People-Focused Design For An Ageing Population
24 January 2018
People-focused design is one of our most valuable tools. We believe that successful ideas rely on an understanding of people’s morals, preconceptions and needs. To demonstrate this, here’s how I used people-focused design methods to develop a product called Ami.
Ami is a digital companion, designed to give older people a simple way to manage their online medical records. It aims to build confidence, by enabling supportive connections with medical professionals and family members.
Whilst Ami tries to fulfil the practical medical needs of older people, it was important to create a desirable and appealing product in it’s own right – something often overlooked in this market.
Defining An Opportunity
By looking at healthcare topics such as the confidence to self-treat, first aid awareness and the ability to manage minor illness at home, my initial research suggested that there was an opportunity to ease the pressures facing the NHS. The research suggested that the greatest impact would be achieved by focusing on the ageing population.

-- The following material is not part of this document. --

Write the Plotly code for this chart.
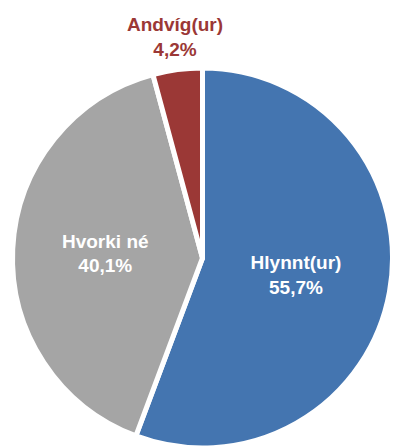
import plotly.graph_objects as go

# Survey answer shares (percent)
labels = ["Hlynnt(ur)", "Hvorki né", "Andvíg(ur)"]
values = [55.7, 40.1, 4.2]
colors = ["#4475b0", "#a5a5a5", "#9b3836"]
text_colors = ["#ffffff", "#ffffff", "#9b3836"]
positions = ["inside", "inside", "none"]

font_family = "Liberation Sans Narrow, Arial Narrow, Liberation Sans, sans-serif"

W, H = 395, 448
margin = dict(l=10, r=0, t=68, b=0)

fig = go.Figure(
    go.Pie(
        labels=labels,
        values=values,
        sort=False,
        direction="clockwise",
        rotation=0,
        marker=dict(colors=colors, line=dict(color="white", width=5)),
        texttemplate="<b>%{label}<br>%{value:.1f}%</b>",
        textposition=positions,
        insidetextorientation="horizontal",
        textfont=dict(family=font_family, size=19, color=text_colors),
        hoverinfo="label+value",
        showlegend=False,
    )
)

# The small slice gets its label above the pie, in its own colour
small = 2
plot_w = W - margin["l"] - margin["r"]
plot_h = H - margin["t"] - margin["b"]
fig.add_annotation(
    x=(175 - margin["l"]) / plot_w,
    y=(H - margin["b"] - 37) / plot_h,
    xref="paper",
    yref="paper",
    xanchor="center",
    yanchor="middle",
    text=f"<b>{labels[small]}<br>{values[small]:.1f}%</b>".replace(".", ","),
    showarrow=False,
    font=dict(family=font_family, size=19, color=text_colors[small]),
    align="center",
)

fig.update_layout(
    width=W,
    height=H,
    margin=margin,
    paper_bgcolor="white",
    plot_bgcolor="white",
    separators=",.",
)

fig.write_html("out.html")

To confirm this, I spoke with NHS experts who work closely with older people. In doing this, informal caregiving emerged as a reoccurring theme. Informal caregiving is where someone, usually a family member or friend, performs unpaid care duties like cooking, housework and helping out with medication.
Informal caregiving impacts many different groups of people. By focusing on it, there was an opportunity to to provide better solutions to help older people, their families and friends, and then, in turn, the NHS.
Understanding People’s Needs
Speaking to both the older people and those who provide their care was essential in order to gain a sympathetic understanding of the relationships.
I ran an activity based focus group to uncover the unspoken needs of the users. The aim of this was to elicit an understanding of where the project could offer them something unique that could make them feel empowered and positive. The activities were designed to make the group feel comfortable and gently introduced them to a personal subject in order to gauge their comfort zone.
The group were quite forthcoming and many were happy to share enlightening stories. Primarily I learnt that, for the older people, being able to live in their own home and to keep track of their personal medications had a huge impact on their positivity, wellbeing and confidence.
Speaking with real potential users was really encouraging, it reassured me that the project would be worthwhile and could bring something meaningful to many people.
With the project objectives defined by the users, the Ami product was beginning to take shape.
Visualising The Goal
Whilst the Ami product had no physical form at this point, what it would do for the user was quite well defined. 3D storyboarding was a flexible and engaging way to explain how the two users (the older person & their care-giver) would interact with the product and each other. 3D storyboarding allowed me to iterate very quickly and easily change the scenario if required.
A 3D storyboard provides an easy way to visualise the thoughts and actions of users, which can then be saved as photographs. Having a storyboard with characters acting out a scenario was a really great way to explain the project to people.
Designing With Users
I used co-creation workshops to help me decide how Ami would look. This process allows users to choose shapes, colours and materials to make sure the physical form had the right personality. This was key to ensuring it was interpreted and understood by people as I hoped it would.
Once the first prototype was created feedback from users helped to determine the success of the final Ami prototype and make suggestions for improvements in the future.
The Project So Far
The Ami concept provides the blueprint for a friendly and desirable smart home companion. The product provides an intuitive way for older people to connect with their medical records, provide updates, receive reminders and share information with their caregivers. The device acts as a bridge to encourage conversations and remind both people that they are there for each other.
People-focused design methods enabled me to understand the needs of two different demographics and design a product to serve those needs. During the product development process, people-focused design methods ensured that users were at the heart of all design decisions. By constantly seeking feedback and listening to personal stories, my hope is that Ami represents a positive step towards the development of solutions that improve ageing for everyone.
The Ami project was exhibited at the OXO Gallery in London and is regularly featured on Behance, having had over 2,800 views.